**DATA EXCERPT**
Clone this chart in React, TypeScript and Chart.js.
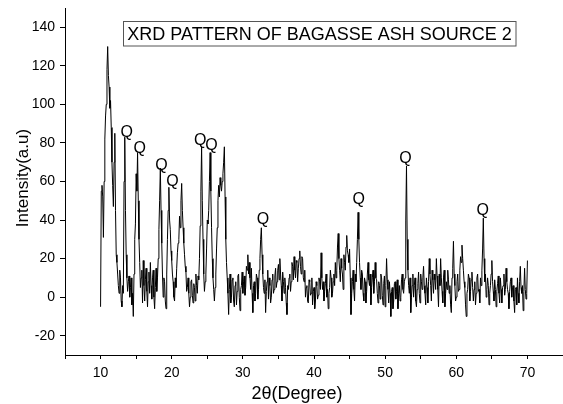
import React, { useEffect, useRef } from 'react';
import { Chart, registerables } from 'chart.js';

Chart.register(...registerables);

// Scan sampling (2θ start and step of the measured pattern)
const START_ANGLE = 10;
const STEP = 0.1;

// Intensity values, one per 0.1° from 10° to 70° (20 per row = 2°)
const INTENSITY = [
  -5, 55, 58, 52, 31, 60, 82, 94, 100, 118, 130, 115, 109, 98, 102, 88, 70, 58, 47, 70,
  85, 45, 22, 18, 12, 6, 2, 14, 10, -2, -5, 6, 2, 60, 83, 45, 22, 10, 3, 8,
  11, 0, 5, 10, -4, 2, -10, 12, 30, 38, 64, 55, 75, 50, 30, 18, 5, 10, 14, -3,
  19, 6, -2, 9, 15, 3, -5, 8, 13, 2, 18, 6, -1, 10, 14, 0, -6, 5, 15, 3,
  10, 20, 35, 50, 67, 45, 28, 12, 0, 10, 8, -2, -6, 12, 30, 45, 57, 40, 35, 24,
  19, 12, 8, 0, -2, 10, 5, 15, 23, 28, 30, 42, 36, 50, 59, 45, 36, 28, 22, 16,
  13, 3, 5, 10, 2, -5, 0, 8, 9, 1, -3, 7, 5, -2, 12, 6, 2, 11, 9, 20,
  37, 55, 78, 50, 30, 12, 3, 8, 12, 25, 40, 38, 45, 60, 75, 55, 36, 20, 10, 4,
  -2, 5, 12, 25, 36, 50, 58, 52, 62, 58, 55, 60, 64, 70, 78, 52, 30, 18, 10, 2,
  -9, 4, 12, -3, 0, 9, 10, -2, -5, 6, 8, -4, 3, 11, 12, 0, -7, 4, 6, 13,
  2, 8, 11, 1, 5, 16, 14, 22, 12, 18, 10, 4, 15, 2, -8, 6, 8, -2, 2, 12,
  10, -1, 4, 14, 20, 30, 36, 22, 12, 5, 2, 9, -8, 3, 8, 14, -1, 10, 6, -3,
  0, 9, 12, 2, 4, 11, 15, 5, 8, 14, 17, 9, 20, 12, 6, -2, 13, 8, 2, 10,
  5, -3, -9, 6, 4, 10, 12, 3, 8, 18, 16, 9, 21, 14, 10, 19, 18, 8, 15, 20,
  24, 16, 12, 21, 20, 10, 8, 14, 0, 5, 6, -2, -3, 9, 8, 1, 2, 10, -4, 3,
  5, -6, -2, 8, 6, -1, 1, 10, 8, 4, 23, 10, 4, 8, -2, 3, 7, 12, 0, 4,
  -6, 2, 5, 14, 10, 0, 2, 8, 12, 6, 18, 10, 14, 26, 33, 20, 14, 8, 20, 15,
  12, 4, 22, 18, 14, 26, 32, 24, 22, 18, 25, 10, -9, 2, 8, 14, 4, -2, 12, 8,
  18, 30, 44, 30, 18, 10, 4, 14, 12, 2, -2, 10, 8, -3, 3, 12, 18, 9, 6, 12,
  -4, 5, 10, 14, 2, 8, 18, 10, 9, 2, -3, 8, 6, -1, 12, 10, 1, -4, 7, 11,
  -5, 6, 20, 9, 4, -3, 8, 2, -10, 3, 5, -6, -2, 7, 8, -1, 3, 9, -6, 2,
  6, -2, 0, 9, 12, 4, 2, 8, 10, 40, 68, 30, 14, 6, 2, 10, -8, 0, 6, 12,
  0, 6, 10, -2, -5, 4, 7, 13, 2, -3, 12, 8, 4, 10, 16, 6, 2, -4, 10, 5,
  -3, 8, 20, 12, 6, -2, 14, 9, 2, 12, 9, 4, 20, 11, 4, -5, 12, 6, 20, 10,
  3, -3, 10, 14, -5, 2, 8, 4, 14, 9, 2, 6, -4, -8, 10, 15, 29, 12, 6, -2,
  0, 8, 12, 3, 4, 14, 21, 18, 27, 20, 14, 8, 5, -4, -10, 2, 4, 12, 10, -2,
  3, 9, 13, 5, -2, 4, 8, -4, 2, 10, 12, 3, 4, -3, 10, 6, 14, 25, 41, 20,
  8, 12, 0, 4, 10, 6, -4, 2, 6, 12, 19, 8, 3, -2, 9, 4, -5, 3, 7, 11,
  2, -3, 10, 4, -3, 5, 6, 12, 1, 4, 15, 8, 4, 2, -6, 3, 8, 10, 0, 5,
  6, -2, -8, 4, 5, -4, 10, 2, -3, 8, 16, 5, 2, 6, -7, 3, 15, 4, -1, 2,
  19,
];

// Quartz ("Q") peak labels
const Q_ANGLES = [13.66, 15.5, 18.57, 20.1, 24.0, 25.59, 32.82, 46.3, 52.87, 63.7];
const Q_HEIGHTS = [85.6, 77.1, 68.3, 59.8, 81.4, 78.4, 40.2, 50.5, 71.7, 45];
const Q_TEXT = 'Q';

// Axes
const X_MIN = 5;
const X_MAX = 75;
const Y_MIN = -30;
const Y_MAX = 150;
const X_TICKS = [5, 10, 15, 20, 25, 30, 35, 40, 45, 50, 55, 60, 65, 70, 75];
const X_LABELED = [10, 20, 30, 40, 50, 60, 70];
const Y_TICKS = [-20, 0, 20, 40, 60, 80, 100, 120, 140];

const TITLE = 'XRD PATTERN OF BAGASSE ASH SOURCE 2';
const X_TITLE = '2θ(Degree)';
const Y_TITLE = 'Intensity(a.u)';

const FONT = "'Liberation Sans', Arial, sans-serif";

const clearScalePadding = (scale: any) => {
  scale.paddingTop = 0;
  scale.paddingBottom = 0;
  scale.paddingLeft = 0;
  scale.paddingRight = 0;
};

const decorPlugin = {
  id: 'decor',
  afterDraw(chart: any) {
    const ctx = chart.ctx;
    const xs = chart.scales.x;
    const ys = chart.scales.y;
    ctx.save();

    // Q labels
    ctx.fillStyle = '#000';
    ctx.font = `16px ${FONT}`;
    ctx.textAlign = 'center';
    ctx.textBaseline = 'middle';
    Q_ANGLES.forEach((a, i) => {
      ctx.fillText(Q_TEXT, xs.getPixelForValue(a), ys.getPixelForValue(Q_HEIGHTS[i]));
    });

    // Title box
    ctx.fillStyle = '#fff';
    ctx.fillRect(123.5, 21.5, 392.5, 24.5);
    ctx.strokeStyle = '#555';
    ctx.lineWidth = 1;
    ctx.strokeRect(123.5, 21.5, 392.5, 24.5);
    ctx.fillStyle = '#000';
    ctx.font = `18px ${FONT}`;
    ctx.textAlign = 'center';
    ctx.textBaseline = 'alphabetic';
    ctx.fillText(TITLE, 319.5, 39.5);

    // Axis titles
    ctx.font = `18px ${FONT}`;
    ctx.fillText(X_TITLE, 297, 399);

    ctx.translate(23, 178);
    ctx.rotate(-Math.PI / 2);
    ctx.font = `17px ${FONT}`;
    ctx.textAlign = 'center';
    ctx.textBaseline = 'middle';
    ctx.fillText(Y_TITLE, 0, 0);
    ctx.restore();
  },
};

export default function App() {
  const canvasRef = useRef<HTMLCanvasElement | null>(null);

  useEffect(() => {
    const canvas = canvasRef.current;
    if (!canvas) return;
    const points = INTENSITY.map((v, i) => ({
      x: Math.round((START_ANGLE + i * STEP) * 10) / 10,
      y: v,
    }));

    const chart = new Chart(canvas, {
      type: 'line',
      data: {
        datasets: [
          {
            data: points,
            borderColor: '#000',
            borderWidth: 1,
            pointRadius: 0,
            tension: 0,
            fill: false,
          },
        ],
      },
      options: {
        animation: false,
        responsive: false,
        devicePixelRatio: 1,
        parsing: false,
        layout: { autoPadding: false, padding: { top: 8, right: 0, bottom: 0, left: 0 } },
        plugins: {
          legend: { display: false },
          tooltip: { enabled: false },
          title: { display: false },
        },
        scales: {
          x: {
            type: 'linear',
            min: X_MIN,
            max: X_MAX,
            afterBuildTicks: (scale: any) => {
              scale.ticks = X_TICKS.map((v) => ({ value: v }));
            },
            afterFit: (scale: any) => {
              scale.height = 49;
              clearScalePadding(scale);
            },
            ticks: {
              autoSkip: false,
              maxRotation: 0,
              padding: 6,
              color: '#000',
              font: { family: FONT, size: 14 },
              callback: (v: any) => (X_LABELED.includes(Number(v)) ? String(v) : ''),
            },
            grid: {
              display: true,
              drawOnChartArea: false,
              drawTicks: true,
              tickLength: 4,
              color: '#000',
            },
            border: { display: true, color: '#000', width: 1 },
            title: { display: false },
          },
          y: {
            type: 'linear',
            min: Y_MIN,
            max: Y_MAX,
            afterBuildTicks: (scale: any) => {
              scale.ticks = Y_TICKS.map((v) => ({ value: v }));
            },
            afterFit: (scale: any) => {
              scale.width = 65;
              clearScalePadding(scale);
            },
            ticks: {
              autoSkip: false,
              padding: 5,
              color: '#000',
              font: { family: FONT, size: 14 },
            },
            grid: {
              display: true,
              drawOnChartArea: false,
              drawTicks: true,
              tickLength: 5,
              color: '#000',
            },
            border: { display: true, color: '#000', width: 1 },
            title: { display: false },
          },
        },
      },
      plugins: [decorPlugin],
    });

    return () => chart.destroy();
  }, []);

  return (
    <div
      style={{
        position: 'fixed',
        left: 0,
        top: 0,
        width: 563,
        height: 404,
        background: '#fff',
      }}
    >
      <canvas ref={canvasRef} width={563} height={404} style={{ width: 563, height: 404 }} />
    </div>
  );
}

**PROBLEM REQUIREMENTS**
Write down every line from the opening of the listing to the line with "const STEP = 0.1;", both included, and nothing else; the pictures are omitted.

**FINISHED EXERCISE**
Clone this chart in React, TypeScript and Chart.js.
import React, { useEffect, useRef } from 'react';
import { Chart, registerables } from 'chart.js';

Chart.register(...registerables);

// Scan sampling (2θ start and step of the measured pattern)
const START_ANGLE = 10;
const STEP = 0.1;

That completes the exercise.